start

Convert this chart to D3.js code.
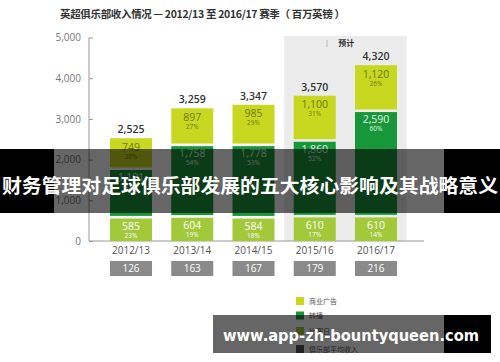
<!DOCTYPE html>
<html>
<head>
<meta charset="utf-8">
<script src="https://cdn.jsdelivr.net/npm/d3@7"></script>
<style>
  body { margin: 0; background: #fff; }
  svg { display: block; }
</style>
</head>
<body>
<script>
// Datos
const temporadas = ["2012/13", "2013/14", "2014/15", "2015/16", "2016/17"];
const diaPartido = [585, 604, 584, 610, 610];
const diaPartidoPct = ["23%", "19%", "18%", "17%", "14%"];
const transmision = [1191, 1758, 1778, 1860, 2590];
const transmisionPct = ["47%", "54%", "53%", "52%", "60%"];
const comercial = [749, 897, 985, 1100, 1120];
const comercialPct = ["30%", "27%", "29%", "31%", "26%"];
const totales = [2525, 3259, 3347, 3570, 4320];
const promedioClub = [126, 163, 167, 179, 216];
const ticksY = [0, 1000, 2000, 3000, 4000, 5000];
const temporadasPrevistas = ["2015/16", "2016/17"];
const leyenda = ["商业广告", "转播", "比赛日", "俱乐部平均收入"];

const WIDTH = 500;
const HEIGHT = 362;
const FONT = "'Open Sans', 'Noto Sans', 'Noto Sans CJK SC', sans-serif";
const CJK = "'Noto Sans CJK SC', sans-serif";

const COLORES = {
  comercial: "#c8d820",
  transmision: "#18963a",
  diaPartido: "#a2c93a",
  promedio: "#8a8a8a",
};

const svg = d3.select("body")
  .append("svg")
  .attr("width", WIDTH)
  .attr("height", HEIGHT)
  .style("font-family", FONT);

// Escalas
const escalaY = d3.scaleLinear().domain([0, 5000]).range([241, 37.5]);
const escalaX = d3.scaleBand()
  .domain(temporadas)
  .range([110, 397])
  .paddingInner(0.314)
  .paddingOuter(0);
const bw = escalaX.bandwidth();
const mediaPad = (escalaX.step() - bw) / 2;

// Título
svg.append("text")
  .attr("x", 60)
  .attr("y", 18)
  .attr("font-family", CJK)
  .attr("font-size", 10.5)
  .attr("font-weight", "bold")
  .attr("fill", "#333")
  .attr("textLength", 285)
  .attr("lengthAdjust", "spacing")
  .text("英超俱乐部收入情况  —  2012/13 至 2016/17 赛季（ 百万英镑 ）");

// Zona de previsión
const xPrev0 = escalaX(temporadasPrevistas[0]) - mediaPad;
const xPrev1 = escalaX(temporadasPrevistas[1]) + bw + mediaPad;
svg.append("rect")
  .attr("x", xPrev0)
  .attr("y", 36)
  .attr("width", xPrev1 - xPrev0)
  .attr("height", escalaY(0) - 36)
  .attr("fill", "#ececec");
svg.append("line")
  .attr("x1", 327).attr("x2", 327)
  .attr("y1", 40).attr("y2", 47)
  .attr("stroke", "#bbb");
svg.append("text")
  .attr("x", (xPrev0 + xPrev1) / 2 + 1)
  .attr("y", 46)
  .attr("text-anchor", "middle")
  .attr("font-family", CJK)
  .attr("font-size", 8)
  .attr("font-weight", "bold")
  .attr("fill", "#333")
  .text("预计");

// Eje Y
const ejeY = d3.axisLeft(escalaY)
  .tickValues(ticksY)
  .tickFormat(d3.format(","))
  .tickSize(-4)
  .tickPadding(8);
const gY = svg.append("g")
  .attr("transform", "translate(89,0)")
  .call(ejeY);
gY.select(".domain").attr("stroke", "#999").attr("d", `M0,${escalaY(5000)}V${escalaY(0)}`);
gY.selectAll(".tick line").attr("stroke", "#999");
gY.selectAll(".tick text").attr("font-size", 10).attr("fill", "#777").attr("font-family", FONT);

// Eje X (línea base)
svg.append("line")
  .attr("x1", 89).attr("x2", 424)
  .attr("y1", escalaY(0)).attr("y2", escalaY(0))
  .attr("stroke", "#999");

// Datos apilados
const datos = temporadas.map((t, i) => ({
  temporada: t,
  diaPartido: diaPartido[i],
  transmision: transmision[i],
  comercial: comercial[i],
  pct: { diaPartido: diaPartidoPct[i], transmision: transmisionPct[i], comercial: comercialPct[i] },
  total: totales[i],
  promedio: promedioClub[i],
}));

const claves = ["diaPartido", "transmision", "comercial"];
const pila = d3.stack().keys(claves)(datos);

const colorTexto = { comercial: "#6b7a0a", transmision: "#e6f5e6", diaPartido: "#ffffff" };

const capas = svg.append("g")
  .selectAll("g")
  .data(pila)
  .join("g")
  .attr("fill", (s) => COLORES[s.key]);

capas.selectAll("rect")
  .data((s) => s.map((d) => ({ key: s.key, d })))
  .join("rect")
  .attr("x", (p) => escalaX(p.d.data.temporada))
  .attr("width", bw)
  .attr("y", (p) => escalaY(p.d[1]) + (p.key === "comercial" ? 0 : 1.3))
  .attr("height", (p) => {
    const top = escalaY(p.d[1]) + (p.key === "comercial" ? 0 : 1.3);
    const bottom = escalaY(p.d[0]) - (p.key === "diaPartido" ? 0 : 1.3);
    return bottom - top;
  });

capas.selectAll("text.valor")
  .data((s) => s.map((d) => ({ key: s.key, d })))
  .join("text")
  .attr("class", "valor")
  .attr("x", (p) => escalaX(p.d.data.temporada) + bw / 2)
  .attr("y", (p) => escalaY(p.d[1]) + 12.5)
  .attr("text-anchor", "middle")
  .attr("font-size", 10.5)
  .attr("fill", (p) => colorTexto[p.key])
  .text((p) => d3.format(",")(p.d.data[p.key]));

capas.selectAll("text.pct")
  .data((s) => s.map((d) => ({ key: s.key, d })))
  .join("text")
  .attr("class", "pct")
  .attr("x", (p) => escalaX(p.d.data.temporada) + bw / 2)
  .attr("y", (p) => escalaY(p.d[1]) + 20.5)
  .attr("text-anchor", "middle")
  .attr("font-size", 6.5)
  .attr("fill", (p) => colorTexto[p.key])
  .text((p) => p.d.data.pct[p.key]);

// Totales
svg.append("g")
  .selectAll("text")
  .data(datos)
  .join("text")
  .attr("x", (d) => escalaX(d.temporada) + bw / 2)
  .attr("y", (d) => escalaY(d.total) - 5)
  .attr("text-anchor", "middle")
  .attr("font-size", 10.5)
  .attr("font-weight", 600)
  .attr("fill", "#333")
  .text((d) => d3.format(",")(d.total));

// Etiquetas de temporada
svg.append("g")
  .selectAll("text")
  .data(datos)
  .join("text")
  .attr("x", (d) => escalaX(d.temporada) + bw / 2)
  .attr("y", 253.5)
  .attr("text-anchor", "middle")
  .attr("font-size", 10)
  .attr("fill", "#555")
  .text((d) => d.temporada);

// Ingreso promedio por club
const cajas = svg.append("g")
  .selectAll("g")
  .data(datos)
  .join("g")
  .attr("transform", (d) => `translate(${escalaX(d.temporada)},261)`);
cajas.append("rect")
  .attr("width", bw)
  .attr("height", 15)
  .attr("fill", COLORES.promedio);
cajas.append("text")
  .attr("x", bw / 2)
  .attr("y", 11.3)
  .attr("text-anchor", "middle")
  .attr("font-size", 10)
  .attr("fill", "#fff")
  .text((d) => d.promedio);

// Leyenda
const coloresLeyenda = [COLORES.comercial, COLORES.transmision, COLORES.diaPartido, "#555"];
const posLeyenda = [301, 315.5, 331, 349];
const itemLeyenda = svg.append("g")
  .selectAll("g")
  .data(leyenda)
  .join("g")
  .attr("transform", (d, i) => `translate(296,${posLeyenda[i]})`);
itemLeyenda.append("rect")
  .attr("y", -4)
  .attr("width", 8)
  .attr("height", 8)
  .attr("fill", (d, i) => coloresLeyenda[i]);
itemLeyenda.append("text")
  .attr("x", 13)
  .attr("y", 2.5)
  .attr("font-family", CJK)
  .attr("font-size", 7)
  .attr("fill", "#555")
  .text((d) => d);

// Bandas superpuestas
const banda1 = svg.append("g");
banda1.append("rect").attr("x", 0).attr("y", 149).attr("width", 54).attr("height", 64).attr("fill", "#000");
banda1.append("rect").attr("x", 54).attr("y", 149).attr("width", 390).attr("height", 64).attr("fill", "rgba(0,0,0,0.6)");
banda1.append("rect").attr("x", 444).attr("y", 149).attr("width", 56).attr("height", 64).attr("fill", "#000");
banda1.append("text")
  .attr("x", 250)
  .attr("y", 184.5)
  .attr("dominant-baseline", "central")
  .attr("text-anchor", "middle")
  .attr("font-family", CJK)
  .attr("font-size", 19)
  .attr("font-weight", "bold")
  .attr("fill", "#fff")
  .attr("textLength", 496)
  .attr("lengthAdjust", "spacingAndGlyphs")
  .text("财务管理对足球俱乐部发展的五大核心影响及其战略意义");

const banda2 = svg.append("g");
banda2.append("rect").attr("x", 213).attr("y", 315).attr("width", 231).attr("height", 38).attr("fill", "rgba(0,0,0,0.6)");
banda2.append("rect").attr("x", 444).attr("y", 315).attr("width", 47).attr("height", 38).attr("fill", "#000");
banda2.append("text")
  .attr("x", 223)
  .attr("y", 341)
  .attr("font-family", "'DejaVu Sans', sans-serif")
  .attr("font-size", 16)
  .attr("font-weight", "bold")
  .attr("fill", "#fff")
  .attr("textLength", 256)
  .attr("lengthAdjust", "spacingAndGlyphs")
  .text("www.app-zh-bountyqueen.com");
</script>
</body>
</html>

end

__Required work__
Please take the lines from the beginning of the data above through the line holding "const mediaPad = (escalaX.step() - bw) / 2;" and transcribe them exactly, without any pictures.

__Exercise output__
Convert this chart to D3.js code.
<!DOCTYPE html>
<html>
<head>
<meta charset="utf-8">
<script src="https://cdn.jsdelivr.net/npm/d3@7"></script>
<style>
  body { margin: 0; background: #fff; }
  svg { display: block; }
</style>
</head>
<body>
<script>
// Datos
const temporadas = ["2012/13", "2013/14", "2014/15", "2015/16", "2016/17"];
const diaPartido = [585, 604, 584, 610, 610];
const diaPartidoPct = ["23%", "19%", "18%", "17%", "14%"];
const transmision = [1191, 1758, 1778, 1860, 2590];
const transmisionPct = ["47%", "54%", "53%", "52%", "60%"];
const comercial = [749, 897, 985, 1100, 1120];
const comercialPct = ["30%", "27%", "29%", "31%", "26%"];
const totales = [2525, 3259, 3347, 3570, 4320];
const promedioClub = [126, 163, 167, 179, 216];
const ticksY = [0, 1000, 2000, 3000, 4000, 5000];
const temporadasPrevistas = ["2015/16", "2016/17"];
const leyenda = ["商业广告", "转播", "比赛日", "俱乐部平均收入"];

const WIDTH = 500;
const HEIGHT = 362;
const FONT = "'Open Sans', 'Noto Sans', 'Noto Sans CJK SC', sans-serif";
const CJK = "'Noto Sans CJK SC', sans-serif";

const COLORES = {
  comercial: "#c8d820",
  transmision: "#18963a",
  diaPartido: "#a2c93a",
  promedio: "#8a8a8a",
};

const svg = d3.select("body")
  .append("svg")
  .attr("width", WIDTH)
  .attr("height", HEIGHT)
  .style("font-family", FONT);

// Escalas
const escalaY = d3.scaleLinear().domain([0, 5000]).range([241, 37.5]);
const escalaX = d3.scaleBand()
  .domain(temporadas)
  .range([110, 397])
  .paddingInner(0.314)
  .paddingOuter(0);
const bw = escalaX.bandwidth();
const mediaPad = (escalaX.step() - bw) / 2;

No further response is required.